In this method I use historical data on freshmen forwards from the 10/11-12/13 seasons who averaged 15 or more minutes per game, meaning I again use a truncated set of Jalen Reynold’s games. Since my data set of historical freshman stats only includes player with >13.5 MPG, I use a subset of Jalen’s stats from games where he played >= 14 minutes. I identify the top ten players most similar to Jalen using the top five stats I’ve been following throughout this analysis. Ideally I would have something like a similarity score, but for my purposes generally eyeballing it isn’t too difficult. For reference, the most similar player I found is probably Rico Gathers who played his freshmen year in the 12-13 season for the Baylors Bears.
I use this set of similar players to calculate how much, on average, a player with stats like Jalen Reynolds changes from this first to their second year of college ball. Below is the change in each stat from the player’s first to second year.

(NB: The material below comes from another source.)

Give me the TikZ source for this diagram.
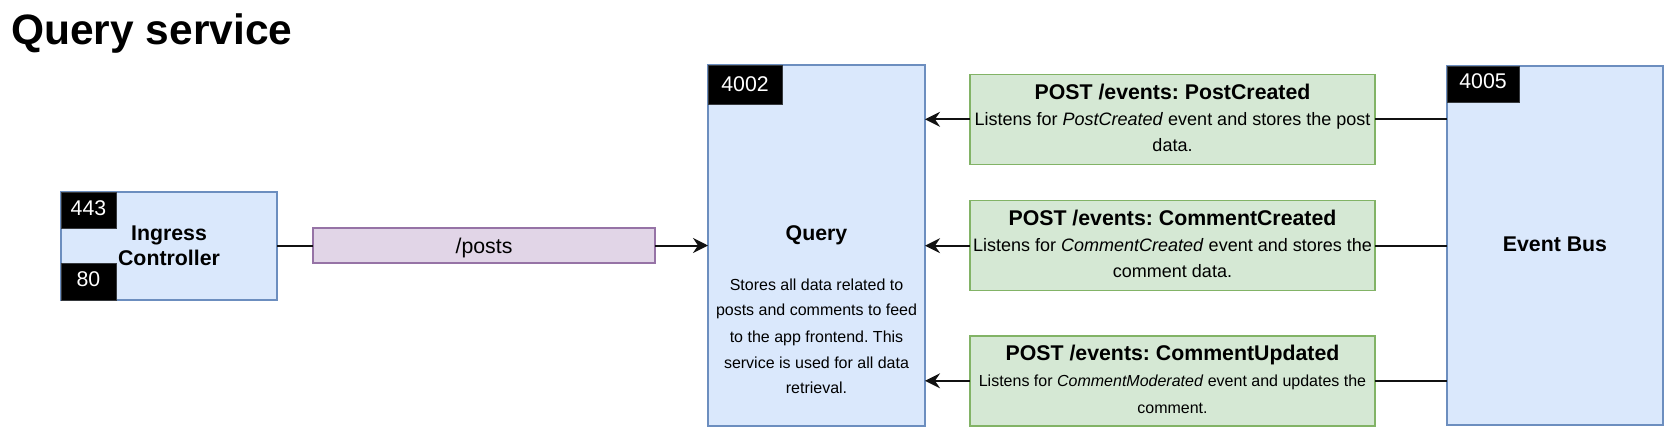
\documentclass[tikz,border=0pt]{standalone}
\usepackage{fontspec}
\setmainfont{Liberation Sans}
\usetikzlibrary{arrows.meta}
\definecolor{bluefill}{HTML}{DAE8FC}
\definecolor{bluedraw}{HTML}{6C8EBF}
\definecolor{greenfill}{HTML}{D5E8D4}
\definecolor{greendraw}{HTML}{82B366}
\definecolor{purplefill}{HTML}{E1D5E7}
\definecolor{purpledraw}{HTML}{9673A6}
\definecolor{portdraw}{HTML}{36393D}
\definecolor{linecol}{HTML}{111111}
\frenchspacing
\begin{document}
\begin{tikzpicture}[x=1pt,y=-1pt,
  box/.style={draw, line width=1.4, inner sep=0, outer sep=0},
  bluebox/.style={box, fill=bluefill, draw=bluedraw},
  greenbox/.style={box, fill=greenfill, draw=greendraw, minimum width=405, minimum height=90},
  purplebox/.style={box, fill=purplefill, draw=purpledraw},
  portbox/.style={fill=black, draw=portdraw, line width=1, inner sep=0, outer sep=0},
  txt/.style={anchor=base, inner sep=0, outer sep=0},
  boldlbl/.style={txt, font=\fontsize{21.3}{25}\selectfont\bfseries},
  portlbl/.style={txt, text=white, font=\fontsize{21.3}{25}\selectfont},
  desc/.style={txt, font=\fontsize{18}{26}\selectfont},
  smalldesc/.style={txt, font=\fontsize{16}{26}\selectfont},
  conn/.style={draw=linecol, line width=2},
  arr/.style={conn, -{Stealth[length=15pt,width=15pt,inset=5pt]}}
]
\useasboundingbox (0,0) rectangle (1678,445);

% title
\node[anchor=base west, inner sep=0, font=\fontsize{42.5}{50}\selectfont\bfseries] (title) at (11,44) {Query service};

% ingress controller
\node[bluebox, minimum width=216, minimum height=108] (ingress) at (169,246) {};
\node[portbox, minimum width=55, minimum height=36] (p443) at (88.5,210) {};
\node[portbox, minimum width=55, minimum height=37] (p80) at (88.5,281.5) {};
\node[portlbl] (t443) at (88.5,215) {443};
\node[portlbl] (t80) at (88.5,286.7) {80};
\node[boldlbl] (ing1) at (169,240) {Ingress};
\node[boldlbl] (ing2) at (169,265) {Controller};

% /posts
\node[purplebox, minimum width=342, minimum height=35] (posts) at (484,245.5) {};
\node[txt, font=\fontsize{21.3}{25}\selectfont] (poststxt) at (484,253) {/posts};

% query
\node[bluebox, minimum width=217, minimum height=361] (query) at (816.5,245.5) {};
\node[portbox, minimum width=74, minimum height=39] (p4002) at (745,84.5) {};
\node[portlbl] (t4002) at (745,91.7) {4002};
\node[boldlbl] (qname) at (816.5,240) {Query};
\node[smalldesc] (q1) at (816.5,290) {Stores all data related to};
\node[smalldesc] (q2) at (816.5,315.7) {posts and comments to feed};
\node[smalldesc] (q3) at (816.5,342) {to the app frontend. This};
\node[smalldesc] (q4) at (816.5,368) {service is used for all data};
\node[smalldesc] (q5) at (816.5,393) {retrieval.};

% event bus
\node[bluebox, minimum width=216, minimum height=359] (bus) at (1555,245.5) {};
\node[portbox, minimum width=72, minimum height=36] (p4005) at (1483,84) {};
\node[portlbl] (t4005) at (1483,88.3) {4005};
\node[boldlbl] (busname) at (1555,251.7) {Event Bus};

% green event handlers
\node[greenbox] (g1) at (1172.5,119.3) {};
\node[boldlbl] (g1t) at (1172.5,99.3) {POST /events: PostCreated};
\node[desc] (g1a) at (1172.5,125) {Listens for \textit{PostCreated} event and stores the post};
\node[desc] (g1b) at (1172.5,151.7) {data.};

\node[greenbox] (g2) at (1172.5,245.7) {};
\node[boldlbl] (g2t) at (1172.5,225) {POST /events: CommentCreated};
\node[desc] (g2a) at (1172.5,251.7) {Listens for \textit{CommentCreated} event and stores the};
\node[desc] (g2b) at (1172.5,277) {comment data.};

\node[greenbox] (g3) at (1172.5,380.8) {};
\node[boldlbl] (g3t) at (1172.5,360) {POST /events: CommentUpdated};
\node[smalldesc] (g3a) at (1172.5,386.7) {Listens for \textit{CommentModerated} event and updates the};
\node[smalldesc] (g3b) at (1172.5,413.3) {comment.};

% connectors
\draw[conn] (ingress.east |- posts.west) -- (posts.west);
\draw[arr] (posts.east) -- (posts.east -| query.west);

\draw[conn] (g1.east -| bus.west) -- (g1.east);
\draw[arr] (g1.west) -- (g1.west -| query.east);
\draw[conn] (g2.east -| bus.west) -- (g2.east);
\draw[arr] (g2.west) -- (g2.west -| query.east);
\draw[conn] (g3.east -| bus.west) -- (g3.east);
\draw[arr] (g3.west) -- (g3.west -| query.east);
\end{tikzpicture}
\end{document}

There are of course some players that got better than these averages suggest, and others that don’t get much better or even have their flaws exposed by increased playing time. Within the set of players Jalen’s ceiling may look something like Kansas’ Perry Ellis or Louisville’s Montrezl Harrell. Based on the average change in stats here’s what this method predicts for Jalen this year.
These numbers fall nicely between the previous two prediction methods, except for PPWS. According to my set of games where Jalen got significant minutes he’s very efficient, 1.2 puts him easily in the top 20% of his peers in that regard. They also look like the stats he put up during the preseason in Brazil, but adjusted for quality of play. It’s important to note that while this isn’t as blatantly optimistic as the second method, this stat-line still reflects a player who would be making a HUGE impact playing alongside a healthy Matt Stainbrook. Having two big men capable of getting the double-double any given night is not a bad formula for success.
Predicting the success of a player on only one season of data is very difficult and may well be a fool’s errand based on the number of unsuccessful formulations of probit regression models I attempted. Predicting subsequent year ability may not be much easier but it at least requires two areas of understanding 1. how good was the player in the previous year, and 2. what kind of improvement will they experience over the summer.
My analysis answers the first problem by dividing Jalen Reynolds’ season up a number of ways to grasp what kind of game could truly be expected of him on average at the end of the season. For the second problem this analysis used linear gains and historical averages as stand ins for whatever improvements have been made.